For a successful 35-year old playwright, Lotz, who is now being introduced to Scandinavia by Helsingborg City Theatre, there is no doubt: the age in which we live, the age of moralization, violence and interfering in each other’s business, is nothing more than the sum of parts of a ridiculous entertainment culture. We are playing police, soldiers, victims and the oppressed in a value-relativistic international game of power and supremacy. The bricks are just being moved around, in new conflict constellations that constantly arise.
Director Anja Suša and the excellent cast frame Lotz’ pessimism with a certain reckless, theatrical richness of ideas. Two “heroes”, Erik Borgeke’s yelling officer Pellner and Nils Dernevik’s Carl Bildt-like diplomatic envoy Stefan Torsk, are about to travel up a river in order to seek the disappeared lieutenant colonel Deutinger. They are in a middle of a war, supposedly Afghanistan.
In fact, this is a play about all the possible hotbeds of conflict, both past, and present, where the big Western powers march out, with guns, in idealistic and clumsy attempts to change the fighting and suffering “savages”. They meet a decadent Italian aristocrat, played by Tobias Borvin, who attempts to make the villagers refined and presentable. Borvin reappears in yet another scene, like wreckage from the 1990s Balkan wars, a man that lost everything in the NATO bombings.
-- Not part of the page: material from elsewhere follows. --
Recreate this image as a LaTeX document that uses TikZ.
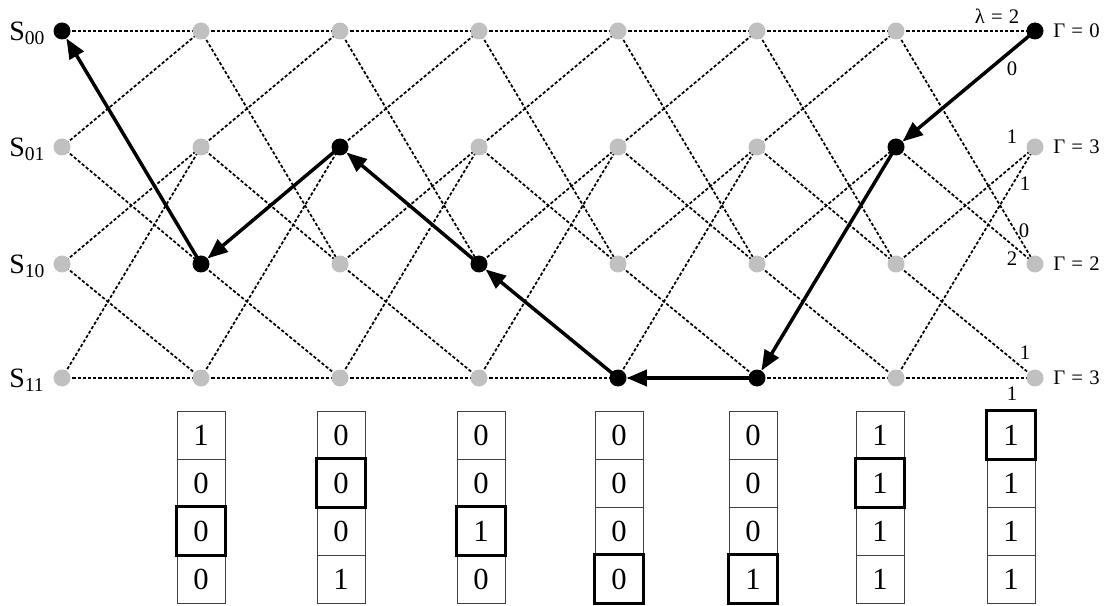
\documentclass[tikz,border=0pt]{standalone}
\usepackage{fontspec}
\setmainfont{Liberation Serif}
\usetikzlibrary{arrows.meta,backgrounds}
\definecolor{lgray}{RGB}{192,192,192}
\newcommand{\eqs}{\hspace{0.3em}=\hspace{0.3em}}
\begin{document}
\begin{tikzpicture}[x=0.75pt,y=-0.75pt,
  dot/.style={circle,fill=lgray,minimum size=12.75pt,inner sep=0pt},
  blk/.style={circle,fill=black,minimum size=12.75pt,inner sep=0pt},
  tedge/.style={line width=1.3pt,dash pattern=on 2.4pt off 1.5pt},
  arr/.style={line width=2.6pt,-{Triangle[length=15pt,width=12pt]}},
  slab/.style={font=\fontsize{21}{24}\selectfont,anchor=west,inner sep=0pt},
  small/.style={font=\fontsize{15.5}{18}\selectfont,inner sep=0pt},
  cell/.style={draw=black!75,line width=0.75pt,minimum width=36pt,minimum height=36pt,inner sep=0pt,font=\fontsize{23}{25}\selectfont},
  hl/.style={line width=2.6pt}]
\useasboundingbox (0,0) rectangle (1108,606);
% trellis nodes
\foreach \c/\b in {0/0,1/2,2/1,3/2,4/3,5/3,6/1,7/0}{
  \foreach \r/\y in {0/31,1/147,2/264,3/378}{
    \ifnum\r=\b \def\st{blk}\else\def\st{dot}\fi
    \node[\st] (n\c\r) at ({62+139*\c},\y) {};
  }
}
% trellis branches
\begin{pgfonlayer}{background}
\foreach \c in {0,...,6}{
  \pgfmathtruncatemacro\d{\c+1}
  \draw[tedge] (n\c0.center) -- (n\d0.center);
  \draw[tedge] (n\c0.center) -- (n\d2.center);
  \draw[tedge] (n\c1.center) -- (n\d0.center);
  \draw[tedge] (n\c1.center) -- (n\d2.center);
  \draw[tedge] (n\c2.center) -- (n\d1.center);
  \draw[tedge] (n\c2.center) -- (n\d3.center);
  \draw[tedge] (n\c3.center) -- (n\d1.center);
  \draw[tedge] (n\c3.center) -- (n\d3.center);
}
\end{pgfonlayer}
% survivor path
\draw[arr] (n70.center) -- (n61);
\draw[arr] (n61.center) -- (n53);
\draw[arr] (n53.center) -- (n43);
\draw[arr] (n43.center) -- (n32);
\draw[arr] (n32.center) -- (n21);
\draw[arr] (n21.center) -- (n12);
\draw[arr] (n12.center) -- (n00);
% state labels
\node[slab] (s00) at (9,33) {S\textsubscript{00}};
\node[slab] (s01) at (9,149) {S\textsubscript{01}};
\node[slab] (s10) at (9,266) {S\textsubscript{10}};
\node[slab] (s11) at (9,380) {S\textsubscript{11}};
% metrics
\node[small] (lam) at (997,16) {λ\eqs2};
\node[small,anchor=west] (g0) at (1053,31) {Γ\eqs0};
\node[small,anchor=west] (g1) at (1053,147) {Γ\eqs3};
\node[small,anchor=west] (g2) at (1053,264) {Γ\eqs2};
\node[small,anchor=west] (g3) at (1053,378) {Γ\eqs3};
\node[small] (m1) at (1012,69) {0};
\node[small] (m2) at (1012,137) {1};
\node[small] (m3) at (1025,184) {1};
\node[small] (m4) at (1024,231) {0};
\node[small] (m5) at (1012,259) {2};
\node[small] (m6) at (1025,353) {1};
\node[small] (m7) at (1012,394) {1};
% memory columns
\foreach \c/\x/\va/\vb/\vc/\vd/\h in {1/201/1/0/0/0/2,2/341/0/0/0/1/1,3/481/0/0/1/0/2,4/619/0/0/0/0/3,5/753/0/0/0/1/3,6/880/1/1/1/1/1,7/1011/1/1/1/1/0}{
  \node[cell] (c\c0) at (\x,435) {\va};
  \node[cell] (c\c1) at (\x,483) {\vb};
  \node[cell] (c\c2) at (\x,531) {\vc};
  \node[cell] (c\c3) at (\x,579) {\vd};
  \draw[hl] (c\c\h.south west) rectangle (c\c\h.north east);
}
\end{tikzpicture}
\end{document}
Certain episodes and tricks continue to burn on throughout this joyful description of the apocalypse: when Cecilia Borssén, dressed as a nightclub hostess, sits with a water bucket labeled as “the Mediterranean Sea” and washes small children’s clothes, which she then nonchalantly throws onto the floor. Or the anecdote of a sloth bear that rapes and falls in love with Anja the prostitute – Gustav Berg in a languishing pole dance. She is dressed in a mermaid attire and held captive but is then cynically dumped by the bear. In such scenes, this play’s dark critique of contemporary injustice becomes quite clear.
Otherwise, Anja Suša mostly draws attention to the text’s drastic language, abrupt throws, meta comments and grotesqueness. Nobody is in this play stuck in self-pity or sympathy for others. Maybe this is the realistic image of what the reality actually is. Frightening.